If we find ourselves uncomfortable with Jesus' response to this would-be follower in the Gospel passage, it's worth asking ourselves what we think Jesus has come for. A lot of pop Christianity (and virtually all of the health-and-wealth prosperity gospel messaging of televangelists) sells some version of the faith that says basically, "Jesus has come to cater to MY wishes and to make life more comfortable as a reward for people who sign up to be in his club." By contrast, Jesus himself sees that he has come to bring abundant life all around, which means in particular going to those who are stepped on, left out, hurting, or lost. "It's not the well who need a physician," Jesus says elsewhere in the Gospels, "but rather the sick--I have come to seek and save the lost." And to do that, Jesus will have to go to the places where the sick, the suffering, and the sinful are--to meet them where they are--and restore them to life. If we want to follow Jesus, we can't stay sequestered inside our perfectly manicured yards and expertly curated comfort zones. We will have to go where he goes, in order to be among the people whom he seeks, in order to bring to life all the people waiting to be lifted up and made whole. So it's not that Jesus is just trying to make us suffer or prove our dedication by giving up our comfortable lives--it's simply a matter of being where Jesus is. He is the one leading us ever onward; the real question is whether we actually want to be where he is, or whether we just want to use Jesus as a means to keeping the comfortable arrangements we may find ourselves in.

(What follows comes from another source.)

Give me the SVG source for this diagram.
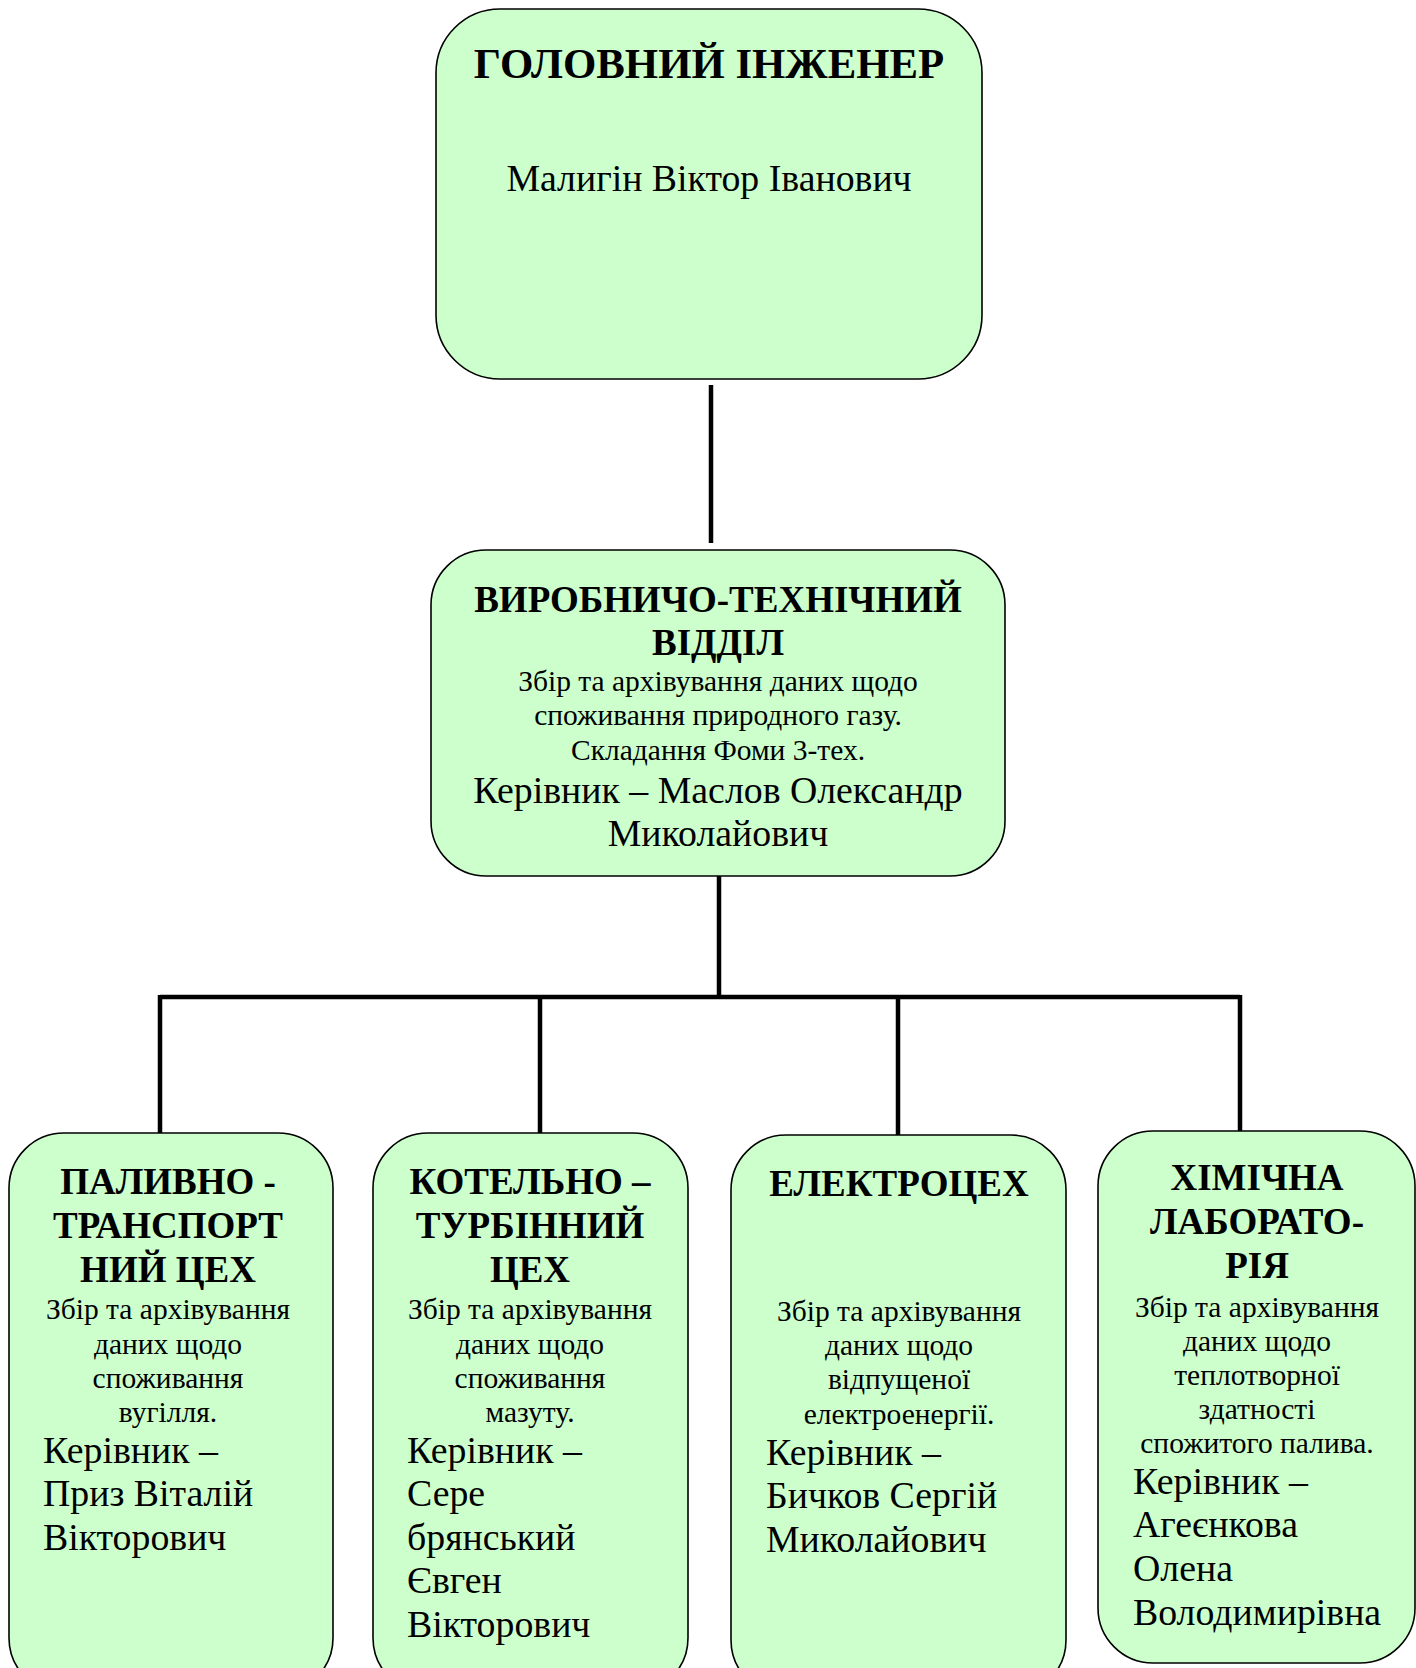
<svg xmlns="http://www.w3.org/2000/svg" width="1416" height="1668" viewBox="0 0 1416 1668">
<style>
.box{fill:#ccffcc;stroke:#000;stroke-width:1.6}
.t{font-family:"Liberation Serif","Times New Roman",serif;fill:#000}
.h{font-weight:bold;font-size:37px;text-anchor:middle}
.s{font-size:29.5px;text-anchor:middle}
.m{font-size:37.8px}
.c{text-anchor:middle}
.ln{stroke:#000;stroke-width:4.5;fill:none}
</style>
<rect width="1416" height="1668" fill="#fff"/>
<g id="connectors">
<line class="ln" x1="711" y1="385" x2="711" y2="543"/>
<line class="ln" x1="719" y1="876" x2="719" y2="997"/>
<line class="ln" x1="160" y1="997" x2="1240" y2="997"/>
<line class="ln" x1="160" y1="995" x2="160" y2="1133"/>
<line class="ln" x1="540" y1="997" x2="540" y2="1133"/>
<line class="ln" x1="898" y1="997" x2="898" y2="1135"/>
<line class="ln" x1="1240" y1="995" x2="1240" y2="1131"/>
</g>
<g id="chief">
<rect class="box" x="436" y="9" width="546" height="370" rx="64"/>
<text class="t h" x="709" y="78" style="font-size:42.8px">ГОЛОВНИЙ ІНЖЕНЕР</text>
<text class="t m c" x="709" y="191">Малигін Віктор Іванович</text>
</g>
<g id="vto">
<rect class="box" x="431" y="550" width="574" height="326" rx="55"/>
<text class="t h" x="718" y="612">ВИРОБНИЧО-ТЕХНІЧНИЙ</text>
<text class="t h" x="718" y="655">ВІДДІЛ</text>
<text class="t s" x="718" y="691">Збір та архівування даних щодо</text>
<text class="t s" x="718" y="725">споживання природного газу.</text>
<text class="t s" x="718" y="760">Складання Фоми 3-тех.</text>
<text class="t m c" x="718" y="803">Керівник – Маслов Олександр</text>
<text class="t m c" x="718" y="846">Миколайович</text>
</g>
<g id="ptc">
<rect class="box" x="9" y="1133" width="324" height="560" rx="55"/>
<text class="t h" x="168" y="1194">ПАЛИВНО -</text>
<text class="t h" x="168" y="1238">ТРАНСПОРТ</text>
<text class="t h" x="168" y="1282">НИЙ ЦЕХ</text>
<text class="t s" x="168" y="1319">Збір та архівування</text>
<text class="t s" x="168" y="1354">даних щодо</text>
<text class="t s" x="168" y="1388">споживання</text>
<text class="t s" x="168" y="1422">вугілля.</text>
<text class="t m" x="43" y="1463">Керівник –</text>
<text class="t m" x="43" y="1506">Приз Віталій</text>
<text class="t m" x="43" y="1550">Вікторович</text>
</g>
<g id="ktc">
<rect class="box" x="373" y="1133" width="315" height="560" rx="55"/>
<text class="t h" x="530" y="1194">КОТЕЛЬНО –</text>
<text class="t h" x="530" y="1238">ТУРБІННИЙ</text>
<text class="t h" x="530" y="1282">ЦЕХ</text>
<text class="t s" x="530" y="1319">Збір та архівування</text>
<text class="t s" x="530" y="1354">даних щодо</text>
<text class="t s" x="530" y="1388">споживання</text>
<text class="t s" x="530" y="1422">мазуту.</text>
<text class="t m" x="407" y="1463">Керівник –</text>
<text class="t m" x="407" y="1506">Сере</text>
<text class="t m" x="407" y="1550">брянський</text>
<text class="t m" x="407" y="1593">Євген</text>
<text class="t m" x="407" y="1637">Вікторович</text>
</g>
<g id="ec">
<rect class="box" x="731" y="1135" width="335" height="560" rx="55"/>
<text class="t h" x="899" y="1196">ЕЛЕКТРОЦЕХ</text>
<text class="t s" x="899" y="1321">Збір та архівування</text>
<text class="t s" x="899" y="1355">даних щодо</text>
<text class="t s" x="899" y="1389">відпущеної</text>
<text class="t s" x="899" y="1424">електроенергії.</text>
<text class="t m" x="766" y="1465">Керівник –</text>
<text class="t m" x="766" y="1508">Бичков Сергій</text>
<text class="t m" x="766" y="1552">Миколайович</text>
</g>
<g id="lab">
<rect class="box" x="1098" y="1131" width="317" height="532" rx="55"/>
<text class="t h" x="1257" y="1190">ХІМІЧНА</text>
<text class="t h" x="1257" y="1234">ЛАБОРАТО-</text>
<text class="t h" x="1257" y="1278">РІЯ</text>
<text class="t s" x="1257" y="1317">Збір та архівування</text>
<text class="t s" x="1257" y="1351">даних щодо</text>
<text class="t s" x="1257" y="1385">теплотворної</text>
<text class="t s" x="1257" y="1419">здатності</text>
<text class="t s" x="1257" y="1453">спожитого палива.</text>
<text class="t m" x="1133" y="1494">Керівник –</text>
<text class="t m" x="1133" y="1537">Агеєнкова</text>
<text class="t m" x="1133" y="1581">Олена</text>
<text class="t m" x="1133" y="1625">Володимирівна</text>
</g>
</svg>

I'm not saying you have to sell your house or else you're going to hell. But I do think that we may need to re-evaluate whether we have been trying to use our faith merely as a means of shoring up the stability of our lives and routines and households, rather than seeing faith as an adventure into the unknown, for the sake of those Jesus is leading us to meet.
So, today, dare we ask where Jesus is really leading us today? Dare we follow in the footsteps of our homeless rabbi?
Let's dare indeed.
Lord Jesus, take us by the hand and lead us where you will.